Rows from a dataset of charts and code:
--

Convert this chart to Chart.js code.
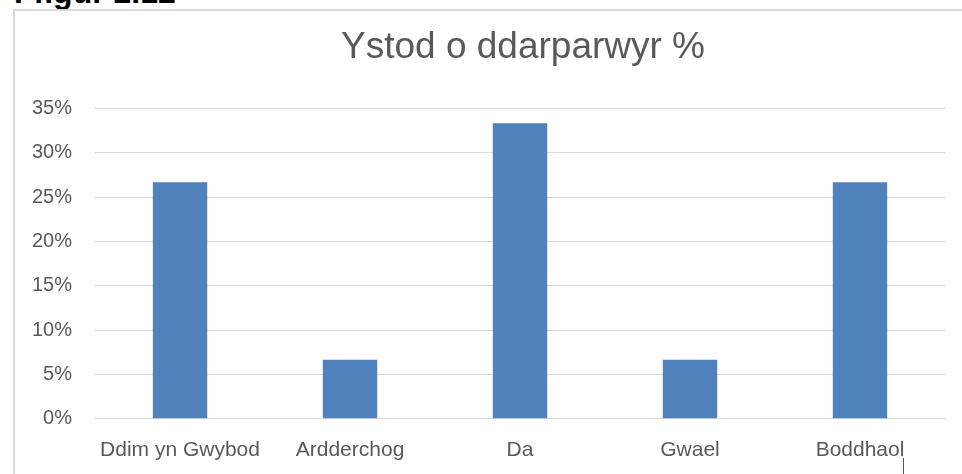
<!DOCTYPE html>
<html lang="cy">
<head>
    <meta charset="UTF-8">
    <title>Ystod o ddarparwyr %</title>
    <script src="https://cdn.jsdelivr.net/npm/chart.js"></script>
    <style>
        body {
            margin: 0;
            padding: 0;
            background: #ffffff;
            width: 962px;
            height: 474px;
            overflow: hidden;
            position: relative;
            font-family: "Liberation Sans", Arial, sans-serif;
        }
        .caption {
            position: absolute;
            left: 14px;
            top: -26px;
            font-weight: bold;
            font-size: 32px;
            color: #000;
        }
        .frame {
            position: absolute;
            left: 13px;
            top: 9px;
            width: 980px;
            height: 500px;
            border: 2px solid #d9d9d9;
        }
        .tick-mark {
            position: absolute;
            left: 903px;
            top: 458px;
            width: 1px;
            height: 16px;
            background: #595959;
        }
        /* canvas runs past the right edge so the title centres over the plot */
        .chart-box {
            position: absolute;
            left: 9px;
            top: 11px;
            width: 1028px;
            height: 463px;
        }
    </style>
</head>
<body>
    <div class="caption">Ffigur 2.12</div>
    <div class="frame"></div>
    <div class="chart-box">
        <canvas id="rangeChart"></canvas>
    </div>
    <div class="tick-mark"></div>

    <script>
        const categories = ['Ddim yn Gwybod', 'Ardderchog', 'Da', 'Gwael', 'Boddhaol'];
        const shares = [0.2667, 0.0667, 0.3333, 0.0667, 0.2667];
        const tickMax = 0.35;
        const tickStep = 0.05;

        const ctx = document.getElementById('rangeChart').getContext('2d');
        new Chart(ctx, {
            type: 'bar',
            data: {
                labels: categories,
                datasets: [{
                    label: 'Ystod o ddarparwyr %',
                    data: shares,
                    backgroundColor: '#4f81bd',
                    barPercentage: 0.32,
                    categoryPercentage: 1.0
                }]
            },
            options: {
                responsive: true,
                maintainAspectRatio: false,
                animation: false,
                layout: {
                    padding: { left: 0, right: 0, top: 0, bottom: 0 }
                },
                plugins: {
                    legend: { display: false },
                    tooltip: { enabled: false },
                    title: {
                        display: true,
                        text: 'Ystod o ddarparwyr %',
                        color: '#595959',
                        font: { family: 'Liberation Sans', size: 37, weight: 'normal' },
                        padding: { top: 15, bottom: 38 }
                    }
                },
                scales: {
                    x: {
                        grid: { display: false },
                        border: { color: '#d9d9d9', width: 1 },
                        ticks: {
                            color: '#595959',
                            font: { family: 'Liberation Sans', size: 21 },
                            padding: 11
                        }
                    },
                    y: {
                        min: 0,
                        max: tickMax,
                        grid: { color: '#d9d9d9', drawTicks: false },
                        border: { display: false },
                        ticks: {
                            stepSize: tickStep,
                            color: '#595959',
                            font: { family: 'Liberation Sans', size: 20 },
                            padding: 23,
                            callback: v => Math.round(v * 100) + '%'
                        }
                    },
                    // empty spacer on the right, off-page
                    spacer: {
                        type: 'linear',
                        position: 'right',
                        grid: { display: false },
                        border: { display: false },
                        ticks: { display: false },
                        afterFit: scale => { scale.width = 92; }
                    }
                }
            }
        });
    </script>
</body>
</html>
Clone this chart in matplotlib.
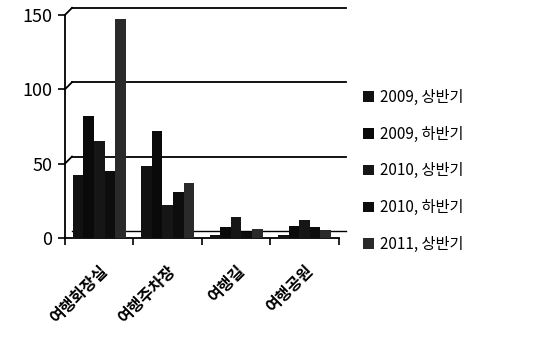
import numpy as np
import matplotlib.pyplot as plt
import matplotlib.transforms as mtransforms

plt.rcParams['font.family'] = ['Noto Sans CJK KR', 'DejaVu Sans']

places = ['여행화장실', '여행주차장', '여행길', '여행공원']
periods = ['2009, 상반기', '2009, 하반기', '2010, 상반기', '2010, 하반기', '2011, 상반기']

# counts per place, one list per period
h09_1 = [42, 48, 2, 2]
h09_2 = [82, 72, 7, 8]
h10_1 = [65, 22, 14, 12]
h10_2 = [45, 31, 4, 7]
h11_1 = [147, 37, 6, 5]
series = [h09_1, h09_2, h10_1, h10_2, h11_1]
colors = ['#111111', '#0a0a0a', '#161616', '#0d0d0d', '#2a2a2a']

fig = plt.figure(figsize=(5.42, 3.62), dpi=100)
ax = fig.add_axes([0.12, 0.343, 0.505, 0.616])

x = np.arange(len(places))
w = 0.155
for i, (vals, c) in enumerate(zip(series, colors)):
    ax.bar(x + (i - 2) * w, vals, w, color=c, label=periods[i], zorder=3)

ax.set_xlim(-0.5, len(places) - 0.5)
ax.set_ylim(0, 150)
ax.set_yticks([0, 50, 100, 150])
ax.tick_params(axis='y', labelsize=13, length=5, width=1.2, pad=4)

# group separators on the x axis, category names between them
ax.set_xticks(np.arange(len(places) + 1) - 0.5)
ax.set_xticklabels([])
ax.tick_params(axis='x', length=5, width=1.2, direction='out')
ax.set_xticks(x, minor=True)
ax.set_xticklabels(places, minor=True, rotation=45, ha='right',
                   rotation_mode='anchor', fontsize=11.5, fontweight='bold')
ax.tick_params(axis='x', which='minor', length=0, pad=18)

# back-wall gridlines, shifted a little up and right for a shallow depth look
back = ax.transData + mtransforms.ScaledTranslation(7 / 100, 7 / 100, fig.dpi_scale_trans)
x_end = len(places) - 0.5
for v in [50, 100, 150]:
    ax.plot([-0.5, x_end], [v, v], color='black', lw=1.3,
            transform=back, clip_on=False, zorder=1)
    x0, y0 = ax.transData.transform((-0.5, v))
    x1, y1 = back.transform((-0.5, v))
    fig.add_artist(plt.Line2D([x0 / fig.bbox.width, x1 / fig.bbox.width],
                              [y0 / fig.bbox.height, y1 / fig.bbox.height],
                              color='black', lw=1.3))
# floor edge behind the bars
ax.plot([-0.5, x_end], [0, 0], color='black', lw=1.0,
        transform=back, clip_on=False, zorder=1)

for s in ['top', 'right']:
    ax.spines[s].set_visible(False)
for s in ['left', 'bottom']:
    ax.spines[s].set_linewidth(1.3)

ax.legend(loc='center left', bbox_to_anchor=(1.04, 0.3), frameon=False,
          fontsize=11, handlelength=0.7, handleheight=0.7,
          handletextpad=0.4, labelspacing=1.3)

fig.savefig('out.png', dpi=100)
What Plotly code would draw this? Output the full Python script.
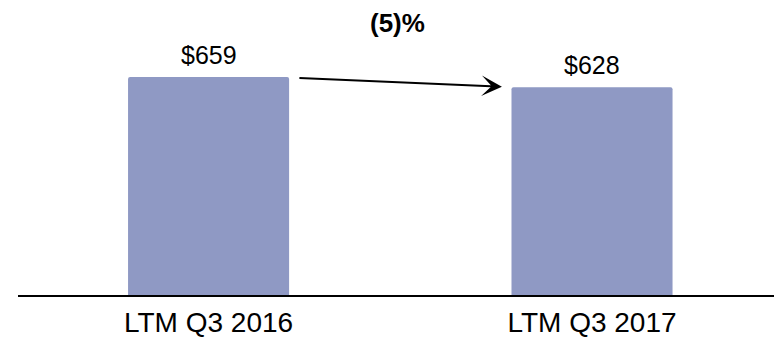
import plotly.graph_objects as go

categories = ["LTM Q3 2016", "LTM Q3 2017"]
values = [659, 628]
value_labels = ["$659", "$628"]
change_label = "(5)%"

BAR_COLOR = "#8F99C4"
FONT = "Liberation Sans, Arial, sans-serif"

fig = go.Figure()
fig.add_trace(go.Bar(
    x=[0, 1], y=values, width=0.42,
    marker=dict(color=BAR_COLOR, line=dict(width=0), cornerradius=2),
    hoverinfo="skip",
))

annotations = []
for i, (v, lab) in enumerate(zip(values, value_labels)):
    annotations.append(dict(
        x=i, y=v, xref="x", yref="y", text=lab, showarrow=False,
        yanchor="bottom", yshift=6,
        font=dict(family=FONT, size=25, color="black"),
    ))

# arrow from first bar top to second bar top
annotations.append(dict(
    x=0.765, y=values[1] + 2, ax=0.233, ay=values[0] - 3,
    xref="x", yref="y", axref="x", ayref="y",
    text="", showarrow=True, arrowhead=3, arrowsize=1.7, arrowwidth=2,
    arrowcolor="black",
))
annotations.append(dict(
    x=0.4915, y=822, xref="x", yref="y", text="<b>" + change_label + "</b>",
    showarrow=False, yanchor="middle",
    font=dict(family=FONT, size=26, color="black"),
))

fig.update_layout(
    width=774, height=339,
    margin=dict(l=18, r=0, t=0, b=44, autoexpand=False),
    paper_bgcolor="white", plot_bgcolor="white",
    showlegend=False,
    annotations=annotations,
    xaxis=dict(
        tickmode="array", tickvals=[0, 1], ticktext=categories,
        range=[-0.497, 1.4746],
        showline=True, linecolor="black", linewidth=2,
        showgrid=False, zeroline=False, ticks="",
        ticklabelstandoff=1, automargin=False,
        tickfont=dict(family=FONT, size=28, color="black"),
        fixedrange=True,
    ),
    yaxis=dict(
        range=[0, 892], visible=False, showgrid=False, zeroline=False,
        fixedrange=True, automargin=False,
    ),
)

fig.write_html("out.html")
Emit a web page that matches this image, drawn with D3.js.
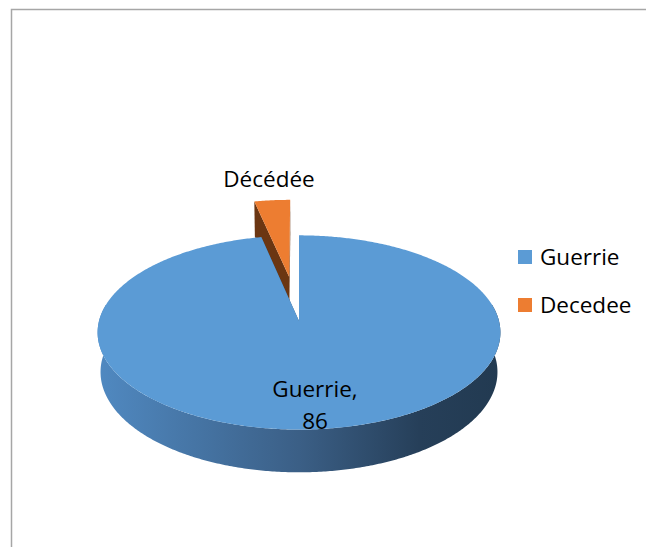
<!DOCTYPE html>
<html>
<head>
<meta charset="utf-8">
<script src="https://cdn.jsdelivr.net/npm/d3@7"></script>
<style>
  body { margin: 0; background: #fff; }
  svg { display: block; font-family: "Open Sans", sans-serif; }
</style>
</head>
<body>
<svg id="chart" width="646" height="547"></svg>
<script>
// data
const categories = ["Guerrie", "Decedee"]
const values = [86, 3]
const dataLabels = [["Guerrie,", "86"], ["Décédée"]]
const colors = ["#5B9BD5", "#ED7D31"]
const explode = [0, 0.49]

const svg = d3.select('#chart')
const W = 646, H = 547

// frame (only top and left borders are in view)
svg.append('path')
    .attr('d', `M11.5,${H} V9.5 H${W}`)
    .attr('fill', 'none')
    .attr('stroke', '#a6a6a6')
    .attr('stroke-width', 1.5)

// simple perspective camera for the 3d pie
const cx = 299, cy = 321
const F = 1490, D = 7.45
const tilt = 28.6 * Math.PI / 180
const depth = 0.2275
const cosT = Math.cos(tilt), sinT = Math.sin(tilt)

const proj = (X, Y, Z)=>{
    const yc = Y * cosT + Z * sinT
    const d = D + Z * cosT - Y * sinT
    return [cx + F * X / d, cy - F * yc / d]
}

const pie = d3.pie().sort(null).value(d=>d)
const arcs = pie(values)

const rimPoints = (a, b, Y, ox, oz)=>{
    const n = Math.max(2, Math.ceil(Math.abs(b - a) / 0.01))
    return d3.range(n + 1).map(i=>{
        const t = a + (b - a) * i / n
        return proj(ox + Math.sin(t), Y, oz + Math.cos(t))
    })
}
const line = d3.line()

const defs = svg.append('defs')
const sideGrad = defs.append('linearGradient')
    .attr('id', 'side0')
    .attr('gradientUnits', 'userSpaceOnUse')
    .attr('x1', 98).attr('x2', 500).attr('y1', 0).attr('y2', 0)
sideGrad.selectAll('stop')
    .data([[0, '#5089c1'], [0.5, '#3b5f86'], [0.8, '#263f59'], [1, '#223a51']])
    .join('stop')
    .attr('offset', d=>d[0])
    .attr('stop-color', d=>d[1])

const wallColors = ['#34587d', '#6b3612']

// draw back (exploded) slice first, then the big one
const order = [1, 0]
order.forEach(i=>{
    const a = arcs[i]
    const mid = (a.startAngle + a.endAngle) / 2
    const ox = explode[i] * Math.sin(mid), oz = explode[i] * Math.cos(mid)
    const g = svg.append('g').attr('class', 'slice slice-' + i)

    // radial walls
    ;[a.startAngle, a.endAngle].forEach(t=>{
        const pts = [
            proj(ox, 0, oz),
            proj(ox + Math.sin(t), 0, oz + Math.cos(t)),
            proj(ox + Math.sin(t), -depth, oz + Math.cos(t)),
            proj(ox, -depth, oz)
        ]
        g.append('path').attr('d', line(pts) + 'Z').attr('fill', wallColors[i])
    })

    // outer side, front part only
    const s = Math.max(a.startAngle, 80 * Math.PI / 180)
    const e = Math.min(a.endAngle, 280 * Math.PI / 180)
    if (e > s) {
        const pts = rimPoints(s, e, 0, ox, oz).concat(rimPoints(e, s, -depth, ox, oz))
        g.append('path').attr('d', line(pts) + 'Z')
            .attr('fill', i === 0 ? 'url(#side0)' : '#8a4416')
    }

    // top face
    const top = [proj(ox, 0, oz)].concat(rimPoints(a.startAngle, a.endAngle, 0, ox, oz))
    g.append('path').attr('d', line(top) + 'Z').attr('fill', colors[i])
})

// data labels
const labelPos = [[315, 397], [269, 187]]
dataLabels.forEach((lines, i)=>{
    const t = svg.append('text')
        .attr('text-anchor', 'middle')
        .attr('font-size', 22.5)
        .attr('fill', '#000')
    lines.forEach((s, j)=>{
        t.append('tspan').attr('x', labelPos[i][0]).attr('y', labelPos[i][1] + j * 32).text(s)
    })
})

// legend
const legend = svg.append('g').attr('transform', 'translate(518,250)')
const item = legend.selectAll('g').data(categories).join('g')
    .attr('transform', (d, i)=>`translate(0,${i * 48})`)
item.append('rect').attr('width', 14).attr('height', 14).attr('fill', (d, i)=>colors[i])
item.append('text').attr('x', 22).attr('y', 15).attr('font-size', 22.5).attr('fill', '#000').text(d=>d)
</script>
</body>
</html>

--

Across the material above, count every line holding "this" and write down only the number.

4